### Given information
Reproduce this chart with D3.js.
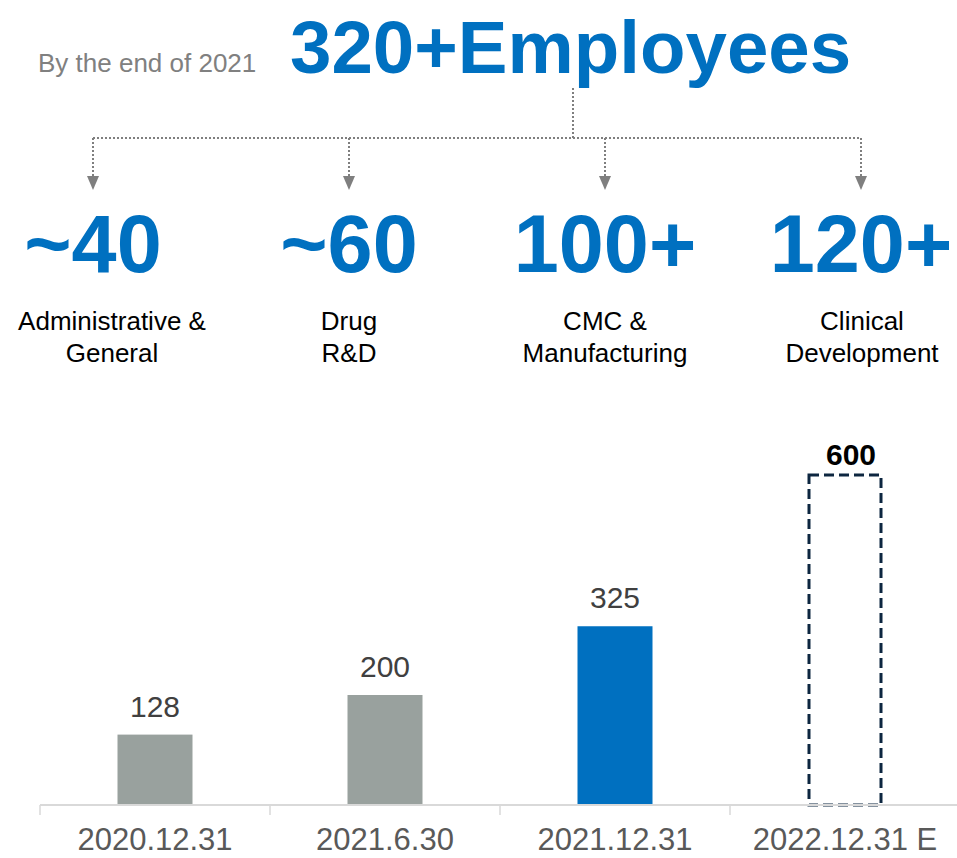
<!DOCTYPE html>
<html>
<head>
<meta charset="utf-8">
<script src="https://cdn.jsdelivr.net/npm/d3@7"></script>
<style>
  html, body { margin: 0; padding: 0; background: #ffffff; }
  svg { display: block; font-family: "Liberation Sans", Arial, sans-serif; }
</style>
</head>
<body>
<svg id="chart" width="957" height="858"></svg>
<script>
// Headcount headline
const headlineNote = "By the end of 2021";
const headlineTotal = "320+Employees";

// Headcount split by function
const deptCounts = ["~40", "~60", "100+", "120+"];
const deptLabels = [
  ["Administrative &", "General"],
  ["Drug", "R&D"],
  ["CMC &", "Manufacturing"],
  ["Clinical", "Development"]
];

// Headcount over time
const periods = ["2020.12.31", "2021.6.30", "2021.12.31", "2022.12.31 E"];
const headcount = [128, 200, 325, 600];
const isEstimate = [false, false, false, true];

const BLUE = "#0070c0";
const svg = d3.select("#chart");

// ---- Headline ----
svg.append("text")
  .attr("x", 38).attr("y", 72)
  .attr("font-size", 26).attr("fill", "#808080")
  .text(headlineNote);

svg.append("text")
  .attr("x", 290).attr("y", 73)
  .attr("font-size", 74.5).attr("font-weight", "bold").attr("fill", BLUE)
  .text(headlineTotal);

// ---- Department breakdown ----
const deptX = d3.scalePoint()
  .domain(d3.range(deptCounts.length))
  .range([93, 861]);
const deptCenters = [93, 349, 605, 861];

// dotted connector tree
const connector = svg.append("g")
  .attr("fill", "none")
  .attr("stroke", "#7f7f7f")
  .attr("stroke-width", 2)
  .attr("stroke-dasharray", "2,2");

connector.append("line")
  .attr("x1", 573).attr("x2", 573).attr("y1", 88).attr("y2", 138);
connector.append("line")
  .attr("x1", deptX(0)).attr("x2", deptX(deptCounts.length - 1))
  .attr("y1", 138).attr("y2", 138);
connector.selectAll("line.drop")
  .data(deptCounts)
  .join("line")
  .attr("class", "drop")
  .attr("x1", (d, i) => deptX(i)).attr("x2", (d, i) => deptX(i))
  .attr("y1", 138).attr("y2", 178);

svg.append("g").selectAll("path")
  .data(deptCounts)
  .join("path")
  .attr("fill", "#7f7f7f")
  .attr("d", (d, i) => {
    const x = deptX(i);
    return `M${x - 6},176 L${x + 6},176 L${x},190 Z`;
  });

svg.append("g").selectAll("text")
  .data(deptCounts)
  .join("text")
  .attr("x", (d, i) => deptCenters[i])
  .attr("y", 272)
  .attr("text-anchor", "middle")
  .attr("font-size", 81).attr("font-weight", "bold").attr("fill", BLUE)
  .text(d => d);

const labelCenters = [112, 349, 605, 862];
svg.append("g").selectAll("text")
  .data(deptLabels)
  .join("text")
  .attr("text-anchor", "middle")
  .attr("font-size", 26).attr("fill", "#000000")
  .each(function (lines, i) {
    d3.select(this).selectAll("tspan")
      .data(lines)
      .join("tspan")
      .attr("x", labelCenters[i])
      .attr("y", (l, j) => 330 + j * 32)
      .text(l => l);
  });

// ---- Headcount bar chart ----
const x = d3.scaleBand()
  .domain(periods)
  .range([40, 960])
  .paddingInner((230 - 75) / 230)
  .paddingOuter((230 - 75) / 230 / 2);

const y = d3.scaleLinear()
  .domain([0, 600])
  .range([805, 475]);

const bars = periods.map((p, i) => ({ period: p, value: headcount[i], estimate: isEstimate[i] }));

svg.append("g").selectAll("rect.bar")
  .data(bars.filter(d => !d.estimate))
  .join("rect")
  .attr("class", "bar")
  .attr("x", d => x(d.period))
  .attr("width", x.bandwidth())
  .attr("y", d => y(d.value))
  .attr("height", d => y(0) - y(d.value))
  .attr("fill", d => d.period === "2021.12.31" ? BLUE : "#99a19e");

svg.append("g").selectAll("rect.est")
  .data(bars.filter(d => d.estimate))
  .join("rect")
  .attr("class", "est")
  .attr("x", d => x(d.period) + 1.5)
  .attr("width", x.bandwidth() - 3)
  .attr("y", d => y(d.value))
  .attr("height", d => y(0) - y(d.value))
  .attr("fill", "none")
  .attr("stroke", "#0d2640")
  .attr("stroke-width", 3)
  .attr("stroke-dasharray", "10,5");

// x axis
const axis = svg.append("g")
  .attr("transform", `translate(0,${y(0)})`)
  .call(d3.axisBottom(x).tickSize(0).tickPadding(0).tickFormat(""));
axis.select(".domain").remove();
axis.append("line")
  .attr("x1", 40).attr("x2", 957)
  .attr("stroke", "#d9d9d9").attr("stroke-width", 2);

const step = x.step();
axis.selectAll("line.sep")
  .data(periods)
  .join("line")
  .attr("class", "sep")
  .attr("x1", d => x(d) - (step - x.bandwidth()) / 2)
  .attr("x2", d => x(d) - (step - x.bandwidth()) / 2)
  .attr("y1", 0).attr("y2", 10)
  .attr("stroke", "#d9d9d9").attr("stroke-width", 1.5);

svg.append("g").selectAll("text")
  .data(periods)
  .join("text")
  .attr("x", d => x(d) + x.bandwidth() / 2)
  .attr("y", 850)
  .attr("text-anchor", "middle")
  .attr("font-size", 31).attr("fill", "#595959")
  .text(d => d);

// value labels
svg.append("g").selectAll("text")
  .data(bars)
  .join("text")
  .attr("x", d => x(d.period) + x.bandwidth() / 2 + (d.estimate ? 6 : 0))
  .attr("y", d => y(d.value) - (d.estimate ? 10 : 18))
  .attr("text-anchor", "middle")
  .attr("font-size", 30)
  .attr("font-weight", d => d.estimate ? "bold" : "normal")
  .attr("fill", d => d.estimate ? "#000000" : "#404040")
  .text(d => d.value);
</script>
</body>
</html>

### To be done
The lines from the start of the data through the line that contains "const isEstimate = [false, false, false, true];" are to be returned exactly, please, with both ends included and every picture left out.

### Response to the task
Reproduce this chart with D3.js.
<!DOCTYPE html>
<html>
<head>
<meta charset="utf-8">
<script src="https://cdn.jsdelivr.net/npm/d3@7"></script>
<style>
  html, body { margin: 0; padding: 0; background: #ffffff; }
  svg { display: block; font-family: "Liberation Sans", Arial, sans-serif; }
</style>
</head>
<body>
<svg id="chart" width="957" height="858"></svg>
<script>
// Headcount headline
const headlineNote = "By the end of 2021";
const headlineTotal = "320+Employees";

// Headcount split by function
const deptCounts = ["~40", "~60", "100+", "120+"];
const deptLabels = [
  ["Administrative &", "General"],
  ["Drug", "R&D"],
  ["CMC &", "Manufacturing"],
  ["Clinical", "Development"]
];

// Headcount over time
const periods = ["2020.12.31", "2021.6.30", "2021.12.31", "2022.12.31 E"];
const headcount = [128, 200, 325, 600];
const isEstimate = [false, false, false, true];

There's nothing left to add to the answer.